Esta é uma realidade que já se tornou rotina na vida dos mexicanos em regiões como a Baja California, Chihuahua ou o Estado do México, onde a insegurança é mais elevada. Um inquérito recente dá conta que 64% dos mexicanos temem ser torturados pela polícia, uma percentagem coincidente com aqueles que não confiam nas forças de segurança.
Jorge González dirigia-se com mais dez jovens para uma manifestação na Cidade do México, em Outubro de 2013, quando o autocarro em que se deslocava foi mandado parar. A polícia – um contingente de 50 elementos – revistou Jorge e o grupo que estava com ele. Os jovens foram imobilizados e levados para uma esquadra onde foram acusados de “ataque à paz pública”, por terem, segundo os agentes policiais, atirado cocktails molotov através das janelas do autocarro. Jorge foi condenado a uma pena de cinco anos e nove meses, baseada apenas nas declarações dos agentes. A dramática ironia é que Jorge foi detido enquanto se dirigia para uma manifestação que marcava o aniversário do “massacre de Tlateloco”, quando em 1968 dezenas de estudantes foram mortos pela polícia, enquanto protestavam contra o governo.
A organização alerta para a existência de uma “presunção frequente de que as acções da polícia e dos militares são legais e que a negação do acusado não tem sustentação”, “tornando difícil desafiar a versão oficial da detenção”.
Em termos legais, o México está vinculado à maioria das disposições internacionais contra a tortura, como por exemplo a Convenção da ONU, e até o próprio texto constitucional proíbe expressamente esta prática. No entanto, não há como mascarar a tendência da última década: em 2003, o Centro Nacional de Direitos Humanos recebeu 219 queixas de tortura, enquanto no ano passado esse número ultrapassou as 1500.

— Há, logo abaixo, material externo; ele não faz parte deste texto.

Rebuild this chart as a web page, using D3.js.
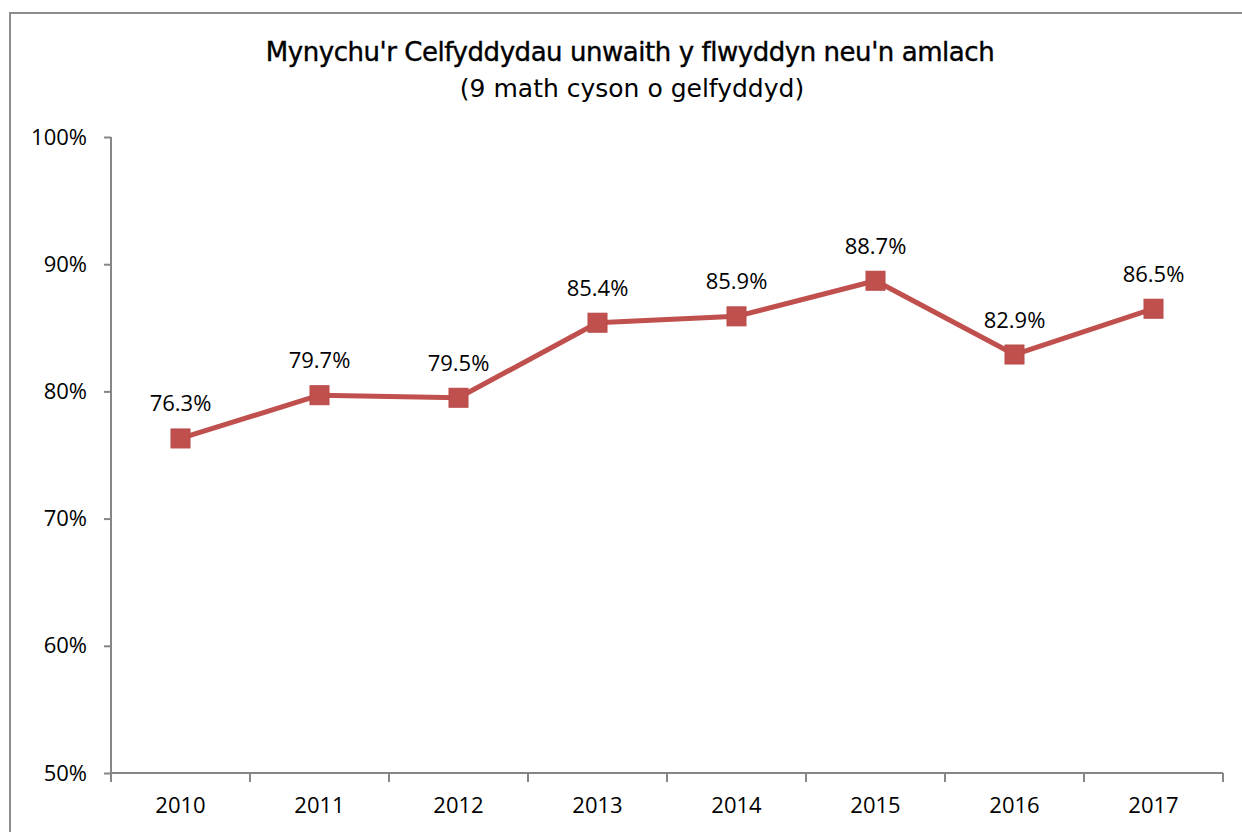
<!DOCTYPE html>
<html>
<head>
<meta charset="utf-8">
<script src="https://cdn.jsdelivr.net/npm/d3@7"></script>
<style>
  body { margin: 0; background: #fff; }
  text { font-family: "Open Sans", "Liberation Sans", sans-serif; }
</style>
</head>
<body>
<div id="canvas"></div>
<script>
"use strict"

/* Data */
let years = ["2010", "2011", "2012", "2013", "2014", "2015", "2016", "2017"];
let attendance = [76.3, 79.7, 79.5, 85.4, 85.9, 88.7, 82.9, 86.5];
let yTicks = [50, 60, 70, 80, 90, 100];

/* Drawing config */
let svgWidth = 1242;
let svgHeight = 832;
let plotLeft = 111, plotRight = 1223, plotTop = 137, plotBottom = 773;
let red = "#C0504D";

let svg = d3.select("#canvas")
    .append("svg")
    .attr("width", svgWidth)
    .attr("height", svgHeight);

/* chart frame */
svg.append("rect")
    .attr("x", 10)
    .attr("y", 13)
    .attr("width", 1250)
    .attr("height", 840)
    .attr("fill", "none")
    .attr("stroke", "#8c8c8c")
    .attr("stroke-width", 2);

/* title */
svg.append("text")
    .attr("x", 630)
    .attr("y", 61)
    .attr("text-anchor", "middle")
    .style("font-family", "'DejaVu Sans', sans-serif")
    .style("font-size", "26px")
    .style("letter-spacing", "-0.45px")
    .attr("fill", "#000")
    .attr("stroke", "#000")
    .attr("stroke-width", 0.4)
    .text("Mynychu'r Celfyddydau unwaith y flwyddyn neu'n amlach");

svg.append("text")
    .attr("x", 632)
    .attr("y", 97)
    .attr("text-anchor", "middle")
    .style("font-family", "'DejaVu Sans', sans-serif")
    .style("font-size", "25px")
    .attr("fill", "#000")
    .text("(9 math cyson o gelfyddyd)");

/* scales */
let xScale = d3.scaleBand()
    .domain(years)
    .range([plotLeft, plotRight]);

let yScale = d3.scaleLinear()
    .domain([50, 100])
    .range([plotBottom, plotTop]);

/* y axis */
let yAxis = svg.append("g")
    .attr("transform", "translate(" + plotLeft + ",0)")
    .call(d3.axisLeft(yScale)
        .tickValues(yTicks)
        .tickSize(7)
        .tickPadding(17)
        .tickFormat(function(d) { return d + "%"; }));

yAxis.selectAll("path, line").attr("stroke", "#868686").attr("stroke-width", 2);
yAxis.select(".domain").attr("d", "M0," + plotTop + "V" + plotBottom);
yAxis.selectAll("text")
    .attr("fill", "#000")
    .style("font-size", "22px")
    .style("font-family", "'Open Sans', sans-serif");

/* x axis */
let xAxis = svg.append("g")
    .attr("transform", "translate(0," + plotBottom + ")")
    .call(d3.axisBottom(xScale).tickSize(0).tickPadding(24));

xAxis.select(".domain")
    .attr("stroke", "#868686")
    .attr("stroke-width", 2)
    .attr("d", "M" + plotLeft + ",0H" + plotRight);
xAxis.selectAll("text")
    .attr("fill", "#000")
    .style("font-size", "22px")
    .style("font-family", "'Open Sans', sans-serif");

/* category boundary ticks */
let bounds = years.map(function(d) { return xScale(d); }).concat([plotRight]);
svg.append("g")
    .selectAll("line")
    .data(bounds)
    .join("line")
    .attr("x1", function(d) { return d; })
    .attr("x2", function(d) { return d; })
    .attr("y1", plotBottom)
    .attr("y2", plotBottom + 9)
    .attr("stroke", "#868686")
    .attr("stroke-width", 2);

/* line */
let cx = function(d, i) { return xScale(years[i]) + xScale.bandwidth() / 2; };
let line = d3.line()
    .x(cx)
    .y(function(d) { return yScale(d); });

svg.append("path")
    .datum(attendance)
    .attr("d", line)
    .attr("fill", "none")
    .attr("stroke", red)
    .attr("stroke-width", 5)
    .attr("stroke-linejoin", "round");

/* markers */
let msize = 19;
svg.selectAll("rect.marker")
    .data(attendance)
    .join("rect")
    .attr("class", "marker")
    .attr("x", function(d, i) { return cx(d, i) - msize / 2; })
    .attr("y", function(d) { return yScale(d) - msize / 2; })
    .attr("width", msize)
    .attr("height", msize)
    .attr("fill", red)
    .attr("stroke", "#b84a47")
    .attr("stroke-width", 1);

/* data labels */
svg.selectAll("text.lbl")
    .data(attendance)
    .join("text")
    .attr("class", "lbl")
    .attr("x", cx)
    .attr("y", function(d) { return yScale(d) - 27; })
    .attr("text-anchor", "middle")
    .style("font-size", "22px")
    .attr("fill", "#000")
    .text(function(d) { return d.toFixed(1) + "%"; });
</script>
</body>
</html>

Apesar da escala do número – considerado inferior àquilo que deve ser a magnitude real do problema, de acordo com a AI –, o pico terá sido atingido durante a administração do Presidente Felipe Calderón (2006-2012), que fez da luta contra o crime organizado a sua grande bandeira. Em 2007, Calderón começou a envolver o exército nas operações policiais, um factor que a Amnistia considera “crucial para o aumento dos casos de tortura”.
Com a eleição do actual Presidente, Enrique Peña Nieto, há uma diminuição da violência, com uma queda de 27% da taxa de homicídios nos primeiros sete meses de 2014, em comparação com igual período de 2012, segundo o El País. O relatório comprova a descida das queixas de tortura com a nova presidência, mas ainda assim lembra que estas continuam a ser “seis vezes superiores ao número contabilizado há uma década”.
No início do mês, Ernesto López Portillo, director do INSYDE, uma ONG da área da segurança, dizia ao El País que “ninguém sabe porque estão a baixar os homicídios”. “Apenas nos dizem que estão a ter êxito, mas não nos dizem como.”